■ Given records
· · · · · · ·
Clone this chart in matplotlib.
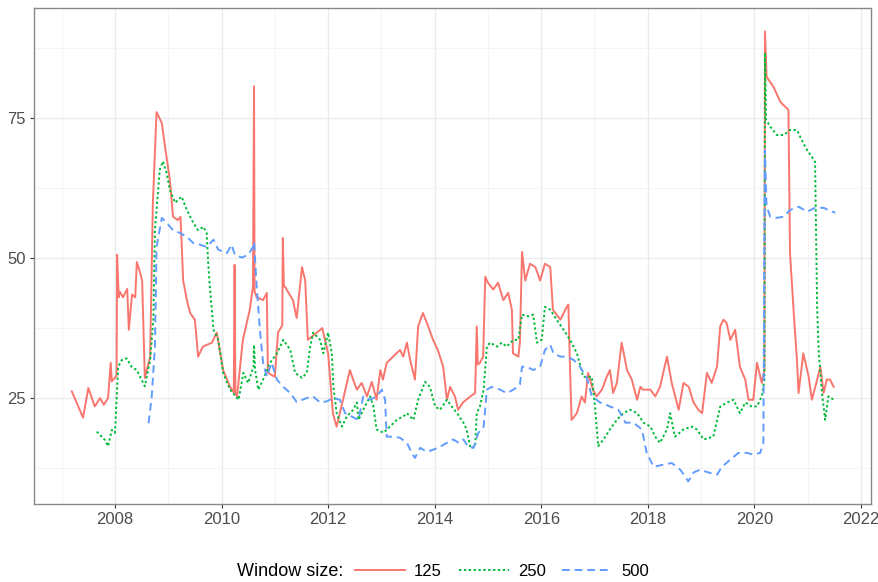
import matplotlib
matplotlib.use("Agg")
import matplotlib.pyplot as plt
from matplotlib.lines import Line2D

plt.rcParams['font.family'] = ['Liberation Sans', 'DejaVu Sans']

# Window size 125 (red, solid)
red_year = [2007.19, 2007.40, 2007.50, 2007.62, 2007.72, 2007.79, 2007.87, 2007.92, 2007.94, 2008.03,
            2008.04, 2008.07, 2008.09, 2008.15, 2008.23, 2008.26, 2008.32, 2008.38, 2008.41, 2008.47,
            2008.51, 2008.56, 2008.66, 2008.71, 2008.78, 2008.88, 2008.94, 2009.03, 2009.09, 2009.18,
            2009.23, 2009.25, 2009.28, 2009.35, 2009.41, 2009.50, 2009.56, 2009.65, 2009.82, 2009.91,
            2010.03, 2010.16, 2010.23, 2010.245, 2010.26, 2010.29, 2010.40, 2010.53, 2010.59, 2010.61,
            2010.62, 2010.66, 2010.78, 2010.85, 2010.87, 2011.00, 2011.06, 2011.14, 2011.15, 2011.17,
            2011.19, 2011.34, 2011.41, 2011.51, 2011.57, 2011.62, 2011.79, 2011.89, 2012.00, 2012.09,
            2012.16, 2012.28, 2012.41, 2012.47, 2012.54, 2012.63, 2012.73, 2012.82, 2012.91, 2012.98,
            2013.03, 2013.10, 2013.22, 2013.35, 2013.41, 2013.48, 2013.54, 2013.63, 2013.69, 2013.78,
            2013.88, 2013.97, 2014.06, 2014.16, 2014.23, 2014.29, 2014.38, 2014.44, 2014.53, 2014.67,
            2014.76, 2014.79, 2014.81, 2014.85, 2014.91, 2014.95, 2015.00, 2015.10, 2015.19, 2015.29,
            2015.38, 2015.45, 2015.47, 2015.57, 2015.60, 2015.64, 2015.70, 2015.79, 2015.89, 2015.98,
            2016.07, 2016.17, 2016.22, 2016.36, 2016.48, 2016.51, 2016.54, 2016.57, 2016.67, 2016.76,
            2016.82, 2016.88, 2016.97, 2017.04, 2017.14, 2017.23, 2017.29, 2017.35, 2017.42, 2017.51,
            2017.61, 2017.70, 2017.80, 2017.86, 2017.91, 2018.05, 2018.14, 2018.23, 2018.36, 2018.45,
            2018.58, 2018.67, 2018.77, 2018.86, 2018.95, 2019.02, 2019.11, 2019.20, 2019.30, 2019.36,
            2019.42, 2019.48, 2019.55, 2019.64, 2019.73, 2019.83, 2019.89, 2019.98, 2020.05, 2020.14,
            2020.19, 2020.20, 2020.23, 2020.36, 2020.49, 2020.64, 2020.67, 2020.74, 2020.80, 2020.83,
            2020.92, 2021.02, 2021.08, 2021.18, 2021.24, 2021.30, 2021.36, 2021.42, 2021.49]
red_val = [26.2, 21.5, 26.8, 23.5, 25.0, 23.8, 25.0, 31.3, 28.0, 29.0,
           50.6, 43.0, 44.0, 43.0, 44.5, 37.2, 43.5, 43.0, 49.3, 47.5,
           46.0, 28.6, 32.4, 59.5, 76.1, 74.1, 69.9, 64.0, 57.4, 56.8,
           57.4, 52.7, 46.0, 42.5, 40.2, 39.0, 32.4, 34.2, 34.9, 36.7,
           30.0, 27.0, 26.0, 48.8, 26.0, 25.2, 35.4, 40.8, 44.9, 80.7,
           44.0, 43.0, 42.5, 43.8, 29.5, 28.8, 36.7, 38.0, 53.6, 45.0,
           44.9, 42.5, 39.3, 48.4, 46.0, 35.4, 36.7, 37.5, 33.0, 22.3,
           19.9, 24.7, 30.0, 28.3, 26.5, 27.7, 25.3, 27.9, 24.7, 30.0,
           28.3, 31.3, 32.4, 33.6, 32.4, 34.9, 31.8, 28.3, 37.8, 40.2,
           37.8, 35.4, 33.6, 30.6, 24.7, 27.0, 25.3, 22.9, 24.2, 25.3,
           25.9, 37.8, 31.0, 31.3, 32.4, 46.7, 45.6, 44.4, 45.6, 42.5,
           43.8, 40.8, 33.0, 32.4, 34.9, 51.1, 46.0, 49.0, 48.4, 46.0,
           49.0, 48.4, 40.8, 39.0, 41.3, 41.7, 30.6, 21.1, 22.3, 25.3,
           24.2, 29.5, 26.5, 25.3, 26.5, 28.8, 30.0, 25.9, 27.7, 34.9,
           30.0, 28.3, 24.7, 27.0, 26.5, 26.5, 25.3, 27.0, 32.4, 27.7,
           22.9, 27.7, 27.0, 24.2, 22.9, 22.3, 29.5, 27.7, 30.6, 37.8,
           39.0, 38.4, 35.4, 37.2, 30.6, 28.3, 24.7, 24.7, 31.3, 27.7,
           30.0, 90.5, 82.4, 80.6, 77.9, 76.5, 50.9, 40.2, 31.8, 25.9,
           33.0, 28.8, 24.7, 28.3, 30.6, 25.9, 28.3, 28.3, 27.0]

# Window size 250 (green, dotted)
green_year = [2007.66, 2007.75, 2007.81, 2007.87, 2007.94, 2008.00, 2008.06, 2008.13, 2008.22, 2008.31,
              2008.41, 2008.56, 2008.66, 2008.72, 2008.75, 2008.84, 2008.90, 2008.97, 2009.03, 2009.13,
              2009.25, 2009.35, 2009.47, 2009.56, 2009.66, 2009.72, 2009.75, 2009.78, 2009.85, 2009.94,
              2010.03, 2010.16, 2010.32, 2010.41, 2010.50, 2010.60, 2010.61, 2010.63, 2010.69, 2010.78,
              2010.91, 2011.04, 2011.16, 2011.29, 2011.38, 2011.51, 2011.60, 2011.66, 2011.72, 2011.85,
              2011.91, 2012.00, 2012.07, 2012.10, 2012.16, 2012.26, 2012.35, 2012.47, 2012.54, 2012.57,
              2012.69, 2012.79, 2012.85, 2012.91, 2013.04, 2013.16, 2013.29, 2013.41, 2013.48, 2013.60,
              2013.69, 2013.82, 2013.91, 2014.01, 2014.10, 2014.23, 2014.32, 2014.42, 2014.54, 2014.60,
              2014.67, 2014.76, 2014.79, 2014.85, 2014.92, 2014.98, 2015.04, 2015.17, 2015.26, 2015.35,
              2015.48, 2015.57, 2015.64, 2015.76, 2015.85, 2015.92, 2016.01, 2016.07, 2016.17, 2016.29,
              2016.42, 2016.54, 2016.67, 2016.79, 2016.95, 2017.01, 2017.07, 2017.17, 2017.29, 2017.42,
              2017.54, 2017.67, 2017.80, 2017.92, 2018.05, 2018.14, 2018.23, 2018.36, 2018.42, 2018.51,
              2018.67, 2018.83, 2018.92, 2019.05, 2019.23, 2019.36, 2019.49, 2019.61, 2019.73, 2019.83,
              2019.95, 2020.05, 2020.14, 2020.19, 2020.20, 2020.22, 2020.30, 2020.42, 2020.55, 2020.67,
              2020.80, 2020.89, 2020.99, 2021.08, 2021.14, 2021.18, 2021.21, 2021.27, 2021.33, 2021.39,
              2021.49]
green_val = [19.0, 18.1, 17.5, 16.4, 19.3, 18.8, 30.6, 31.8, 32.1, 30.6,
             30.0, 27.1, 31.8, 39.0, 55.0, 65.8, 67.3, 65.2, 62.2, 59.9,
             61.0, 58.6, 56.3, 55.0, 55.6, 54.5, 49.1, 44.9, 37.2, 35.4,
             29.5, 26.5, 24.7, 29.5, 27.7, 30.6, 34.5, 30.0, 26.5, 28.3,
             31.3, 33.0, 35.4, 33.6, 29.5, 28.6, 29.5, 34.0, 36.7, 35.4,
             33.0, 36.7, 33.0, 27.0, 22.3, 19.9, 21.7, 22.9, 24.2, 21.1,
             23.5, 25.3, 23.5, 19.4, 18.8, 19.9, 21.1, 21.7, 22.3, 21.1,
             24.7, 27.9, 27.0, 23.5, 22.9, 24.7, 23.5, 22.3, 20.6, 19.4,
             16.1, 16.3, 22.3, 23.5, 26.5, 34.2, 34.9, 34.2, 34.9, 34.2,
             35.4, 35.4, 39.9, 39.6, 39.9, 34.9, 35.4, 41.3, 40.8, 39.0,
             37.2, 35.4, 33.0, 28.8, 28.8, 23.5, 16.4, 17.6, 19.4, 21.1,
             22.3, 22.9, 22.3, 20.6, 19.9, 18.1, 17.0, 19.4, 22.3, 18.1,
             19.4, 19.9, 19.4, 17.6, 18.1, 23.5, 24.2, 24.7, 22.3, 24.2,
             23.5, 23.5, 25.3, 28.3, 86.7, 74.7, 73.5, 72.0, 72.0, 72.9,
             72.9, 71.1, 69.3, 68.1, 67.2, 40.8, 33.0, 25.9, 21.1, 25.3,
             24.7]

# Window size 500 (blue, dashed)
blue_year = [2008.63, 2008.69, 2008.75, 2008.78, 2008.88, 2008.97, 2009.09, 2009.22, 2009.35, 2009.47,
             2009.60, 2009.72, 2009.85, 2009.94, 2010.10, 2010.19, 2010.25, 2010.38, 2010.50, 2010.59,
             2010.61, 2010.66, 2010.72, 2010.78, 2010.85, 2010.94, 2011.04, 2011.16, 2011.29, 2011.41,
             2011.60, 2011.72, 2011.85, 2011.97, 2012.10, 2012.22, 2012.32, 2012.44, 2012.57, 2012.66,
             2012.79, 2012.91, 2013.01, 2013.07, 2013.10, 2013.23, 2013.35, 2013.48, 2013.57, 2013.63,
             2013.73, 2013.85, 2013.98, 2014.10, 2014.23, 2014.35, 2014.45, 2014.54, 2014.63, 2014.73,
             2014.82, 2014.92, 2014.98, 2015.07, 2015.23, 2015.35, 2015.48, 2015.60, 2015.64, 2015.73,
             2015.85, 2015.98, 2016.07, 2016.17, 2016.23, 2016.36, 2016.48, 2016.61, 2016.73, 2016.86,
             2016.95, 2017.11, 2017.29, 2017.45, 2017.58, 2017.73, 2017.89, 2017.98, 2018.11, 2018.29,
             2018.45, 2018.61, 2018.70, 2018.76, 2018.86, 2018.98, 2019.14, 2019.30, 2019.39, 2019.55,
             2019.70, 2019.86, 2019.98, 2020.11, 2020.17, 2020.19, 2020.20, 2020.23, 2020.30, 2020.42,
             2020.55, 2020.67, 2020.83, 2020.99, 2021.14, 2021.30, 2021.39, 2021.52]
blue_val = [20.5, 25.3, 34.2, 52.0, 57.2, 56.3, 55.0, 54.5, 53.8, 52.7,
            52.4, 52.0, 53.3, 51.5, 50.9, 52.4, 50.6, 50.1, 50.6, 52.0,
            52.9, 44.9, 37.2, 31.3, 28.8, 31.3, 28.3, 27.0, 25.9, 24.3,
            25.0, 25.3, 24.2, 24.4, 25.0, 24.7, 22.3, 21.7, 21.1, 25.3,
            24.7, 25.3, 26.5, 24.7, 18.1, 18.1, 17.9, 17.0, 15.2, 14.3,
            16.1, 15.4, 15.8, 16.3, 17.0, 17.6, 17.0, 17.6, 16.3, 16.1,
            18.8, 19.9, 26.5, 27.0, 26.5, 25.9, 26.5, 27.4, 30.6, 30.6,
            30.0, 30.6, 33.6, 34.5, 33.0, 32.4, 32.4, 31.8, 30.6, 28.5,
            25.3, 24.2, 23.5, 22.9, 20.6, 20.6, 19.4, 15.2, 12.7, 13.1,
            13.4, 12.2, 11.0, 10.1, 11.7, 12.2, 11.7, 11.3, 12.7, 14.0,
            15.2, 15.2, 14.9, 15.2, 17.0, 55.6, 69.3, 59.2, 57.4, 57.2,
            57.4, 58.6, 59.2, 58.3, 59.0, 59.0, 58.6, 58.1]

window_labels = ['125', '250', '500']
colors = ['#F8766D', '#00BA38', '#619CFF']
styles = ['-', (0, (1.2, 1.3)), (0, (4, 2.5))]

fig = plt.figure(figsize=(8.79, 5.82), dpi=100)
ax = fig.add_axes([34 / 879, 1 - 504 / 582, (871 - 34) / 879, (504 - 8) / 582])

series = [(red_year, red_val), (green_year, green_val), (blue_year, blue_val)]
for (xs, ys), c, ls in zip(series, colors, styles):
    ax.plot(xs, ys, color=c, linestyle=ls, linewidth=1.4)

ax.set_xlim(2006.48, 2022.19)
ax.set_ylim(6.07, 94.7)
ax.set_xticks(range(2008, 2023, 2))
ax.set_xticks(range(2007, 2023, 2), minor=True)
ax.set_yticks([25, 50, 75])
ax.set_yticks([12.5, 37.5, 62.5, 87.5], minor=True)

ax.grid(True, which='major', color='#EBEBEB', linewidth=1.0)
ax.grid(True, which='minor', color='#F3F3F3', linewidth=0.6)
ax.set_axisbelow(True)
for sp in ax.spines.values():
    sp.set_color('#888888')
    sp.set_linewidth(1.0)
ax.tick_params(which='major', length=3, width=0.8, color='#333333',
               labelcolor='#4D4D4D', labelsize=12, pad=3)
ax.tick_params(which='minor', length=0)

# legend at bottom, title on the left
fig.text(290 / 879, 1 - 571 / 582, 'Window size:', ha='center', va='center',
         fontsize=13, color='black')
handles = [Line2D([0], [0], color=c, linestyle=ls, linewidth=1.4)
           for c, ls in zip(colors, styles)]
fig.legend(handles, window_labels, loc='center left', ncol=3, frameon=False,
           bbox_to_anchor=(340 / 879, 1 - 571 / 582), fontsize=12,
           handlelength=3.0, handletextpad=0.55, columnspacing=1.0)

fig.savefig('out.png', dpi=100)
· · · · · · ·
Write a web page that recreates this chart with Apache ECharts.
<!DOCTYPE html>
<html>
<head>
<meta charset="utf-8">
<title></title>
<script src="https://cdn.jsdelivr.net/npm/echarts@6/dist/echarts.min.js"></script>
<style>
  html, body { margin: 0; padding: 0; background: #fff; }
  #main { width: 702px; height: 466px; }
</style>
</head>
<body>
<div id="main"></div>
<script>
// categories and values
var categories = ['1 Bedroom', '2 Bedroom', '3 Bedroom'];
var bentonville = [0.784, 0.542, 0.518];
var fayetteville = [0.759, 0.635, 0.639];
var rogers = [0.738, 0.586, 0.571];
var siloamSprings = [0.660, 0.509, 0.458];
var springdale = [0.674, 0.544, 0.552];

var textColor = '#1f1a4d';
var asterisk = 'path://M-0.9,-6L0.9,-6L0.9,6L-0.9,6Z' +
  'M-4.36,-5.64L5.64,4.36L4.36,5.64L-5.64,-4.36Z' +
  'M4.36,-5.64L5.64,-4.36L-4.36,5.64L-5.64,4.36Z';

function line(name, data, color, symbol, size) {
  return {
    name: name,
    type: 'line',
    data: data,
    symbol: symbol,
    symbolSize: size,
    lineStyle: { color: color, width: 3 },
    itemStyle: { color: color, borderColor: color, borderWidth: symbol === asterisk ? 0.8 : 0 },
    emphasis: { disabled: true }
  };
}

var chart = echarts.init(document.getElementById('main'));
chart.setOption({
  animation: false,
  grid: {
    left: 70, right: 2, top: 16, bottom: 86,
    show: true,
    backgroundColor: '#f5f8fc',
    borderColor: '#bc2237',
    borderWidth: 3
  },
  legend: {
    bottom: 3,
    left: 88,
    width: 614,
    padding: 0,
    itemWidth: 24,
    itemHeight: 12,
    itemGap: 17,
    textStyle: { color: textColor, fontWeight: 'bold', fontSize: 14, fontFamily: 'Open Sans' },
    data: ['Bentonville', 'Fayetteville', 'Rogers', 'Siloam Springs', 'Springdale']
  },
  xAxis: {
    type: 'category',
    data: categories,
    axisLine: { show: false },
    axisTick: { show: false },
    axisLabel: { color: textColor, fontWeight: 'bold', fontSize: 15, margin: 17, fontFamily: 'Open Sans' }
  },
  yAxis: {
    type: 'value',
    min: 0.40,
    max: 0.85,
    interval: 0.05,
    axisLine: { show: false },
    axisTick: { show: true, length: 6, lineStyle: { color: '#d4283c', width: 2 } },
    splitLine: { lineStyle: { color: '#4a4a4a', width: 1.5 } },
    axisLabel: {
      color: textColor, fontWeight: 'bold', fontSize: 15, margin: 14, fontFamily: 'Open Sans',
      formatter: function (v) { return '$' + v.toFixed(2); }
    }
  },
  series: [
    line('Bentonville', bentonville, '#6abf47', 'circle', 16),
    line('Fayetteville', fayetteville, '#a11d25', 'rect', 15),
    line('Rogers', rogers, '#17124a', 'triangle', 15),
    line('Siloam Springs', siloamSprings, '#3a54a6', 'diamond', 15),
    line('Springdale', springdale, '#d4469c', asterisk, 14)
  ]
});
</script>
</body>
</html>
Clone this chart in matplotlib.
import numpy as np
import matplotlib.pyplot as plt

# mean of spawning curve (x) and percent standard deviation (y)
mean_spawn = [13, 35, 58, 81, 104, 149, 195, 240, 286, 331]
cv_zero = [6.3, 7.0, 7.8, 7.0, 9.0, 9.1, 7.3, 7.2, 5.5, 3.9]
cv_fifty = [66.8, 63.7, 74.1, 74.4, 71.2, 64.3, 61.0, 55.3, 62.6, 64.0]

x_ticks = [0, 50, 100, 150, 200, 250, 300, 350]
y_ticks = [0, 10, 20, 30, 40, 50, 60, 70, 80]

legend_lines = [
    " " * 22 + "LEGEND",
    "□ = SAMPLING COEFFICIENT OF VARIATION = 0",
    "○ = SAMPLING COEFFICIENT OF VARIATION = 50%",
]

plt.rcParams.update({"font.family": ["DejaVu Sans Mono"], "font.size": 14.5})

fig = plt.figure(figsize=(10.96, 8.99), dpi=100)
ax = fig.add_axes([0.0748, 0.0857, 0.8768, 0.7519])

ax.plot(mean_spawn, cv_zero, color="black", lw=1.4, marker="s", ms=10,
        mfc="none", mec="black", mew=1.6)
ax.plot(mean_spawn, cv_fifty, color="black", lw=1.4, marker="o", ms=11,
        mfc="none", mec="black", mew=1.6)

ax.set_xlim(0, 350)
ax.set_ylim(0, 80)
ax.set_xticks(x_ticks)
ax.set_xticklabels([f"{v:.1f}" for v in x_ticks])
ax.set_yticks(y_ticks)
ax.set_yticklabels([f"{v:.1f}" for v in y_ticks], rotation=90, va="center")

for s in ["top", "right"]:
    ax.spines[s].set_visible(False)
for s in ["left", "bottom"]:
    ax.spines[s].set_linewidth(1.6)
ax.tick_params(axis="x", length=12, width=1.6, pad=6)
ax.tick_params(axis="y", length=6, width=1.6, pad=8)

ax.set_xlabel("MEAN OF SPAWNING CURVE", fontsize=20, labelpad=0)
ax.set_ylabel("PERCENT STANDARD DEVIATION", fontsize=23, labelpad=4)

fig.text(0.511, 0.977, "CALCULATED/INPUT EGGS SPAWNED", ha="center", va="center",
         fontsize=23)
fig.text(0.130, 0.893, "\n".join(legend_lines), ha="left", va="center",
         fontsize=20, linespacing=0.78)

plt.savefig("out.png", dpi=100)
· · · · · · ·
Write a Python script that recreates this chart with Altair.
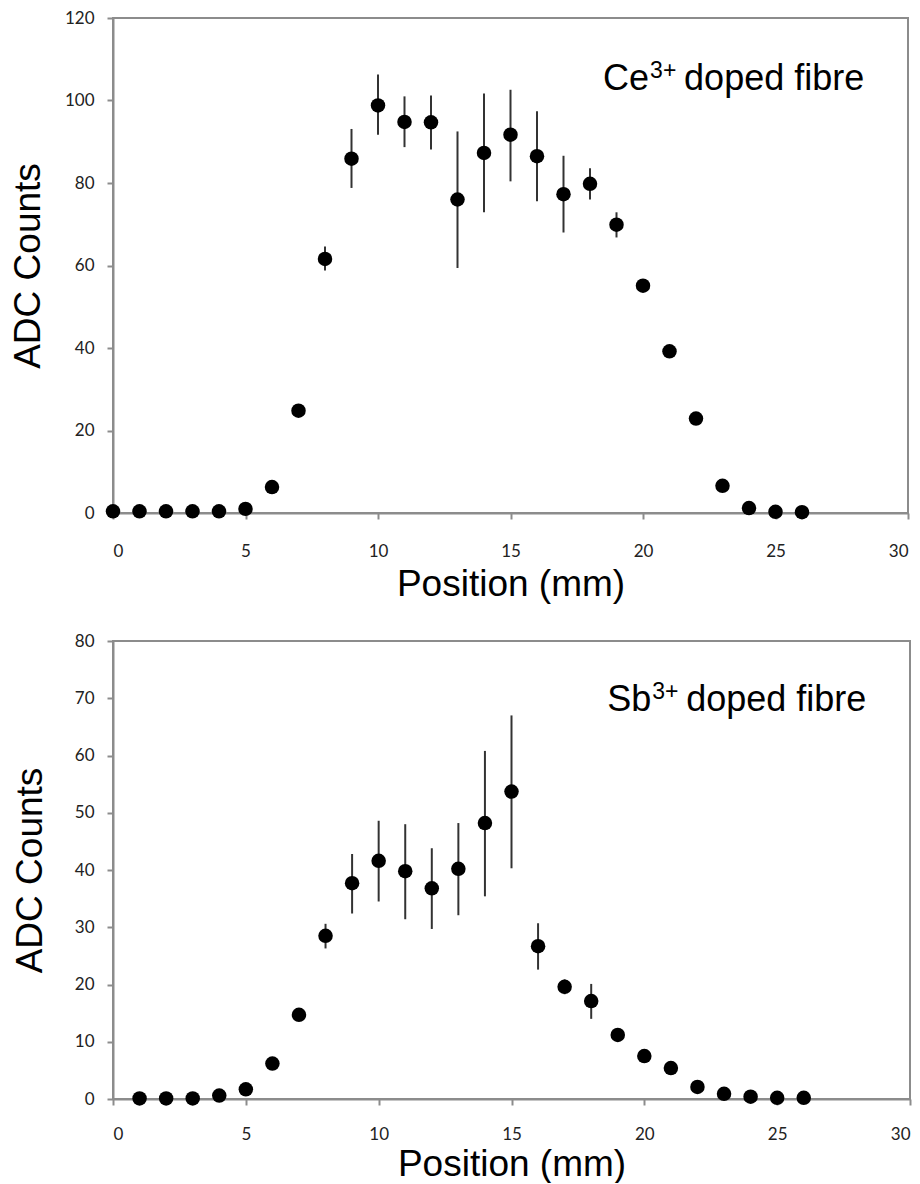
· · · · · · ·
■ Task instructions
Count each line of the entries that holds the word "this", then state the total and nothing more.

■ Exercise result
4